Just wanted to note some useful summaries by Samantha Blackmon about one of the blog panels at 4Cs last week. I really think it’s interesting, now that there seems to be more and more data to work with, the similar themes that seem to be running through edblogger minds. Seems like public and private posting is at the head of the list. Here’s a part of her description of Terra Williams’ part of the presentation:
When her students maintain both personal blogs and post to the class community blog she finds that their perception of audience differs between the blogs. Student posts to the community blog tend to be more formal and on topic than they are on their personal blogs. Terra made the argument that blogs and blog post titles make students more rhetorically sensitive because they find that they have to be more sound if they want to get their points across quickly and succinctly while still drawing people in to read the blog on a regular basis. Her view of the blog as an extension of the classroom space gets strengthened by the fact that she finds that students posting to the community blog use external links to illustrate their point more often than they do on their personal blogs.
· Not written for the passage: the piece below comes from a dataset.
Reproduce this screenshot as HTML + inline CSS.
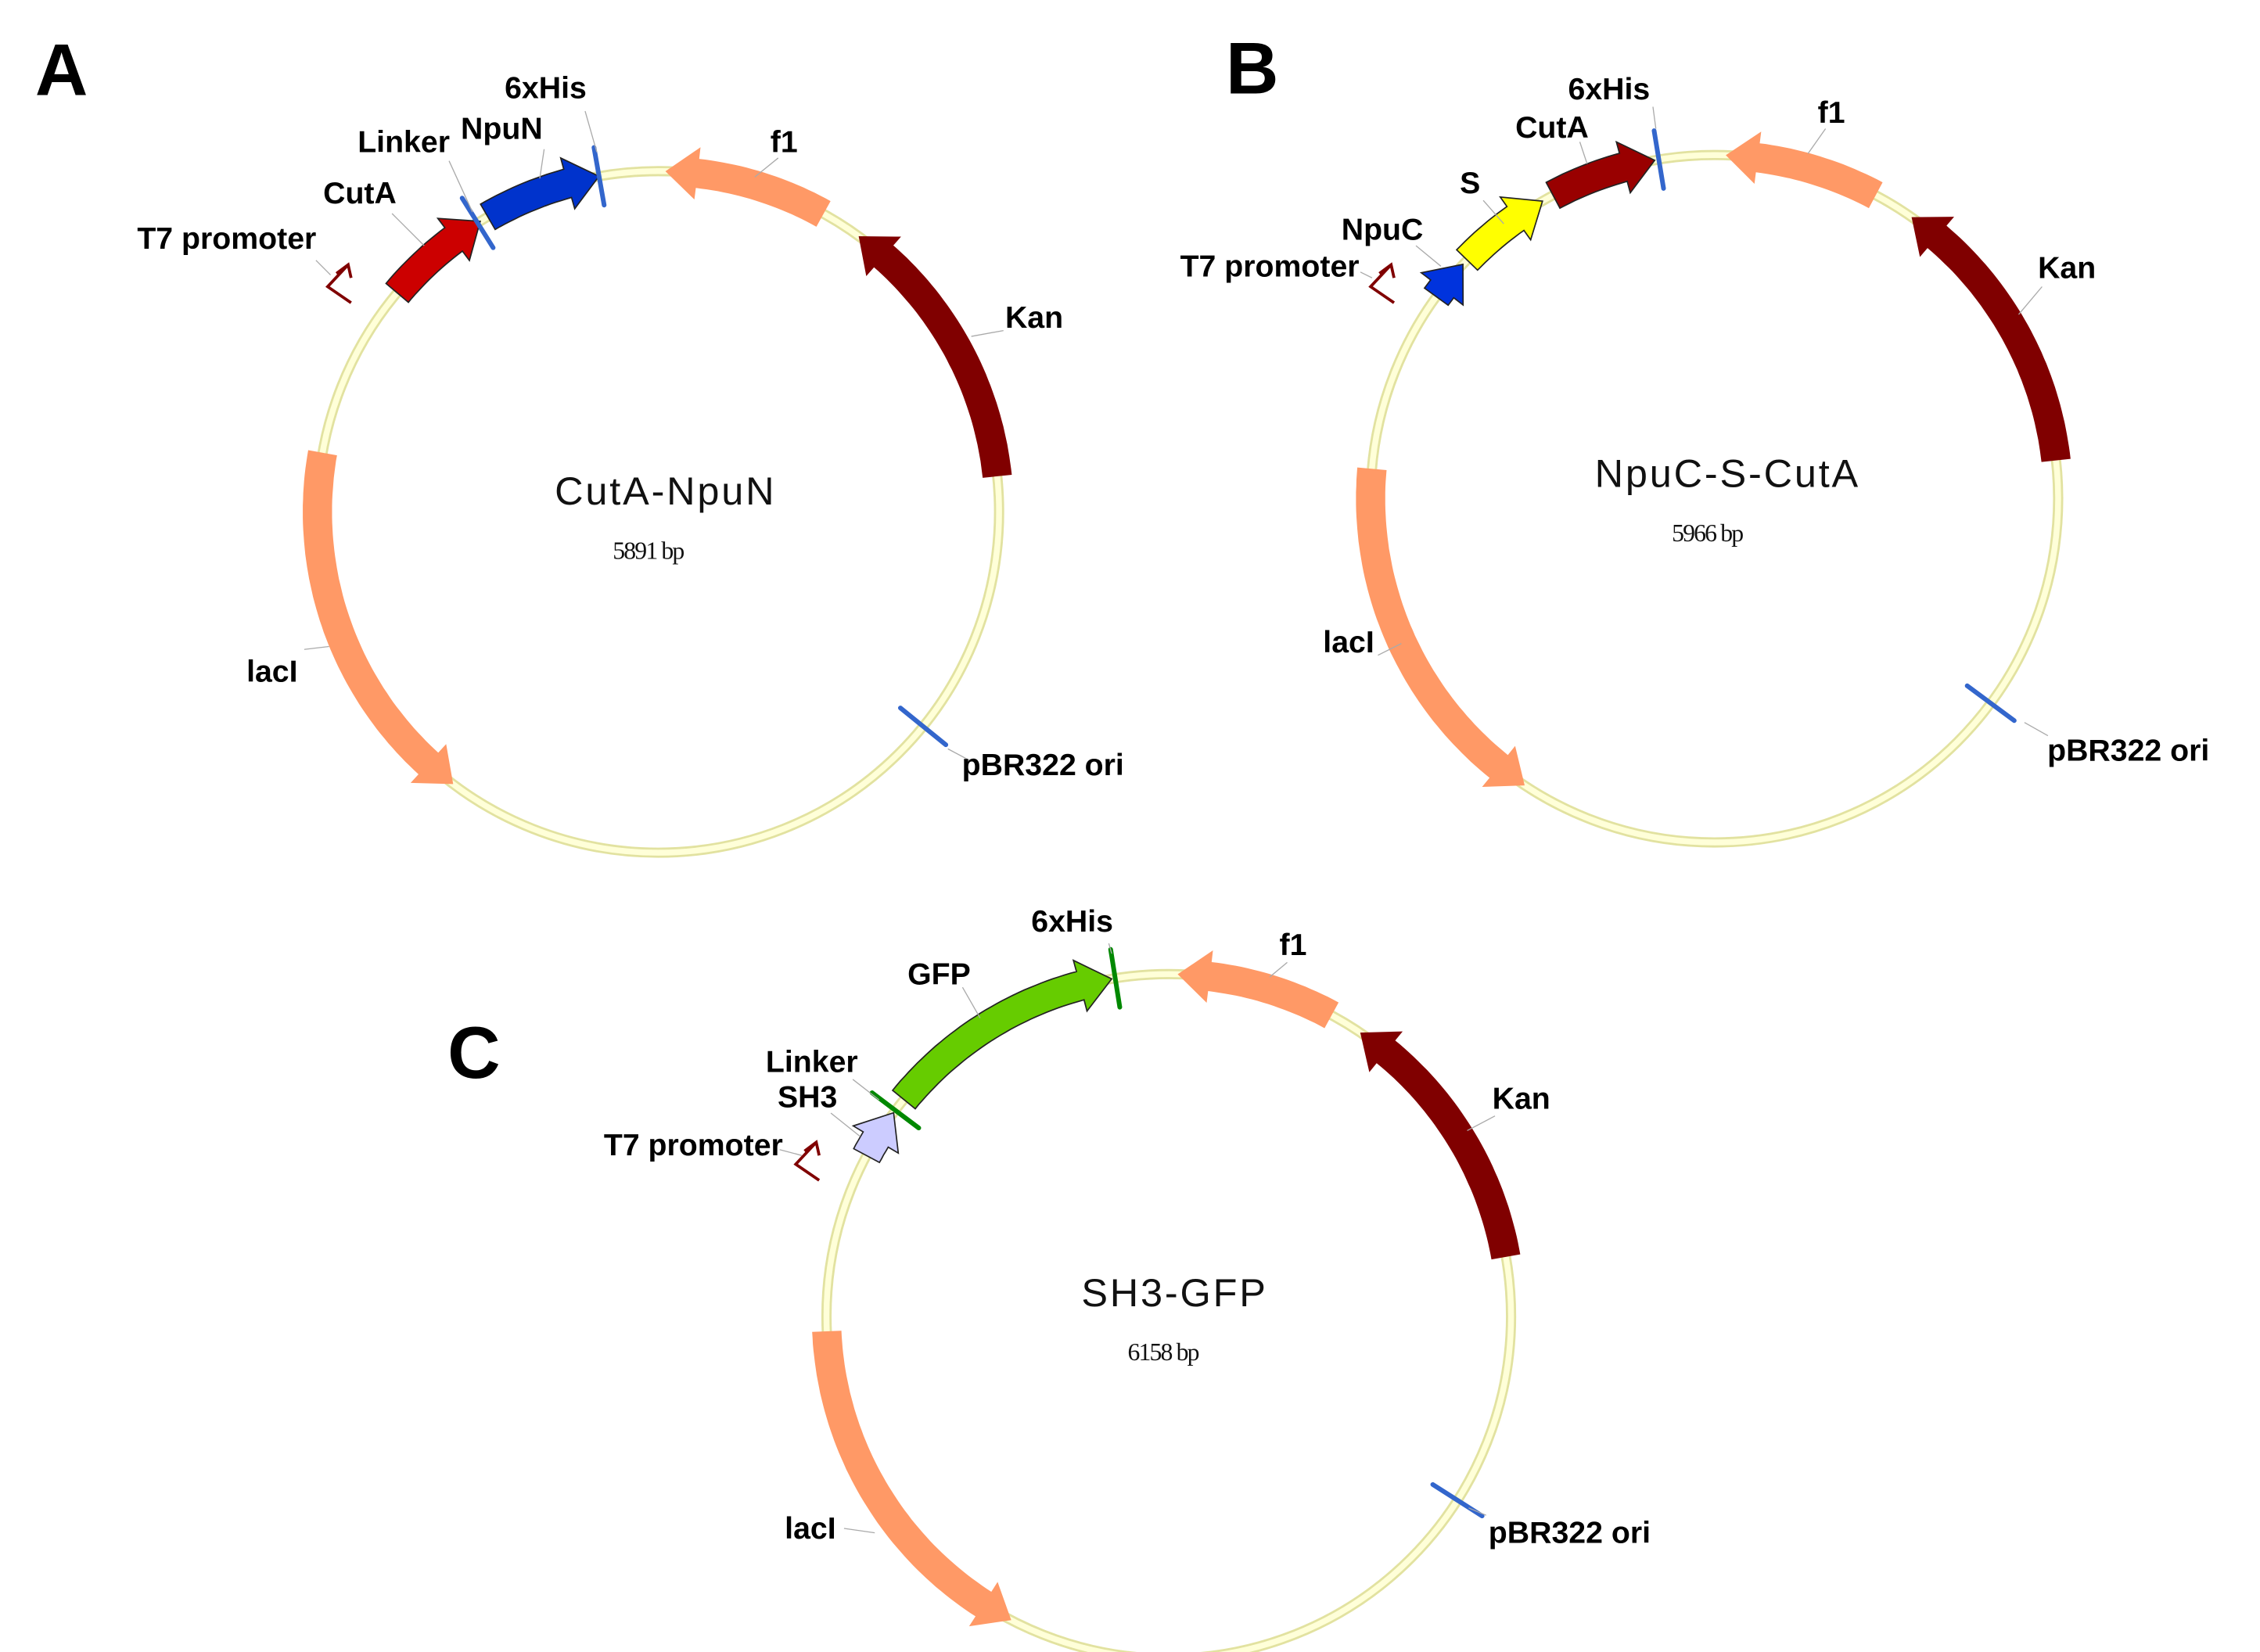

And from Charlie Lowe’s part:
There was even talk of how to get more teachers to blog. Teachers have to stop thinking of blogs as extra work, allow expression of the personal along with the academic, and allow themselves to provide examples of teachers as writers.
I couldn’t agree more. I wish there were at least a couple of people at my school who would take up this exercise, especially the composition teachers. I know the time commitment involved with teaching 60 kids how to write, but teachers writing is almost as important as students writing. I know…maybe we should reduce the schedules of teachers that blog… Yeah. Right.